Mark 12:30-31 Love the Lord your God with all your heart and with all your soul and with all your mind and with all your strength.’ The second is this: ‘Love your neighbor as yourself.’ There is no commandment greater than these.”
In a previous blog post, I quoted J.I. Packer who says that the Christian life is at its fullest when we are worshiping God with our heads, hearts, and hands – our minds, wills, and actions (note that emotion is not identified with the heart). Additionally, I’ve talked about John Webster’s understanding of the Pastor as Apostolic Contemplative Theologian. A part of the church’s service to God is thinking about him well, conforming our minds to the mind of Christ (Romans 12:1-2). Jonathan Edwards said it well: “The basic goal of any intellect is to work toward ‘the consistency and agreement of our ideas with the ideas of God.’”
When it comes to studying God, it is wise to ask, how can or should we conform our thoughts with who God is?
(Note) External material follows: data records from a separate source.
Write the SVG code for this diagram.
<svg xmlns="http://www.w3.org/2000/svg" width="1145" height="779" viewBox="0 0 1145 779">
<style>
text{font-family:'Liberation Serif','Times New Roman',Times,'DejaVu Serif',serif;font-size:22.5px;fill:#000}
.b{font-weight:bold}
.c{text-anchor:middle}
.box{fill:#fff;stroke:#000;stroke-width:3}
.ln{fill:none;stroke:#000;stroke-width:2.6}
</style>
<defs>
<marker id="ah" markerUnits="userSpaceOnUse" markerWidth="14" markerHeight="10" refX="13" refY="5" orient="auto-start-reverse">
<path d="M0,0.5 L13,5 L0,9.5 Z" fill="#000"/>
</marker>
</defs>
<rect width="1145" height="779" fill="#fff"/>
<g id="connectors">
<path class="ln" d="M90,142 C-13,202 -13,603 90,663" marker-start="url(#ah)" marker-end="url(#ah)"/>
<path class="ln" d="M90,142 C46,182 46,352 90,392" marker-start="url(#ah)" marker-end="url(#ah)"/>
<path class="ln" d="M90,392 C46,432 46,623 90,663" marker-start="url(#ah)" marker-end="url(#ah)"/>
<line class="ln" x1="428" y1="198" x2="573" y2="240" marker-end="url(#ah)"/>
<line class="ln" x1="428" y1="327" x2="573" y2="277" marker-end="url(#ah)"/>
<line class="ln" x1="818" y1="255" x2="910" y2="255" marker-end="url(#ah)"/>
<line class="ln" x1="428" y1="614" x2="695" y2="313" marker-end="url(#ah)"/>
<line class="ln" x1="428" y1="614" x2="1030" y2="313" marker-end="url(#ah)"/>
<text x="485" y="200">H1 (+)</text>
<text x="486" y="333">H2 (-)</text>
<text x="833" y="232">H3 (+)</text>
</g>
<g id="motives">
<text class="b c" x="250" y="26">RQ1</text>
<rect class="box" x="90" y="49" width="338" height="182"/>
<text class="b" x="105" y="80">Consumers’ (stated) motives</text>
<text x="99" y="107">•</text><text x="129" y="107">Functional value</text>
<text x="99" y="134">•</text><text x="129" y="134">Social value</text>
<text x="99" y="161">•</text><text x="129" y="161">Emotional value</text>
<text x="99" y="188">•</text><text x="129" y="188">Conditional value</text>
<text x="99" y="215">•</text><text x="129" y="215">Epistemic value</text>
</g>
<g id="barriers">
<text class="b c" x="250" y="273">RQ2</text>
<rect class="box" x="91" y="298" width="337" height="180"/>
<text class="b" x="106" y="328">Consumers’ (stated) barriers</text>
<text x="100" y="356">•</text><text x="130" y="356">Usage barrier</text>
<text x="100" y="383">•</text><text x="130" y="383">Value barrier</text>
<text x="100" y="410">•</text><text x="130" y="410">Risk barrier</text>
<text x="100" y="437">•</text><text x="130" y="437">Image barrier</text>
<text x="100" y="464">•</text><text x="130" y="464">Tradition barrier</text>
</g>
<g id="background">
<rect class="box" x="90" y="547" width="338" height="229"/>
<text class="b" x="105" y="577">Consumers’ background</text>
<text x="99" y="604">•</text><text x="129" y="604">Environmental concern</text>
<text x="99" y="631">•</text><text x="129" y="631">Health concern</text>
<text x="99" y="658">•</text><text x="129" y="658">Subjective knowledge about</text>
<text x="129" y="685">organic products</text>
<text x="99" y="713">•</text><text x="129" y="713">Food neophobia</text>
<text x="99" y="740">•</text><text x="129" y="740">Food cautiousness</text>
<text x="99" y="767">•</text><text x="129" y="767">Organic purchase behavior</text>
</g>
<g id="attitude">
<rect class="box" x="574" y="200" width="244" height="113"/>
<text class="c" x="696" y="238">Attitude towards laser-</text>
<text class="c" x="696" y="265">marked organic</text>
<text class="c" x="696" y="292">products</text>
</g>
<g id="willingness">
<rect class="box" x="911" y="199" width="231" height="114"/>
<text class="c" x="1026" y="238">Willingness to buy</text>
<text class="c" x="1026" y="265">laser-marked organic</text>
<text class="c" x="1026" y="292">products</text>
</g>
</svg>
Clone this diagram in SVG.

In Christian theology, there are two primary ways to go about this: the order of knowing and the order of being. The order of knowing is roughly based on the Christian’s experience of encountering the Triune God: so we may start with Jesus Christ, then the Holy Spirit, and then God the Father. In recent years, many theologians have attempted to think about theology with the order of knowing as the primary ordering of theological inquiry. It also makes personal sense to many in the church because it relates to their personal experience. For an engaging and sensitive articulation of the order of knowing, while acknowledging the difficulties with this view, read Fred Sander’s The Triune God.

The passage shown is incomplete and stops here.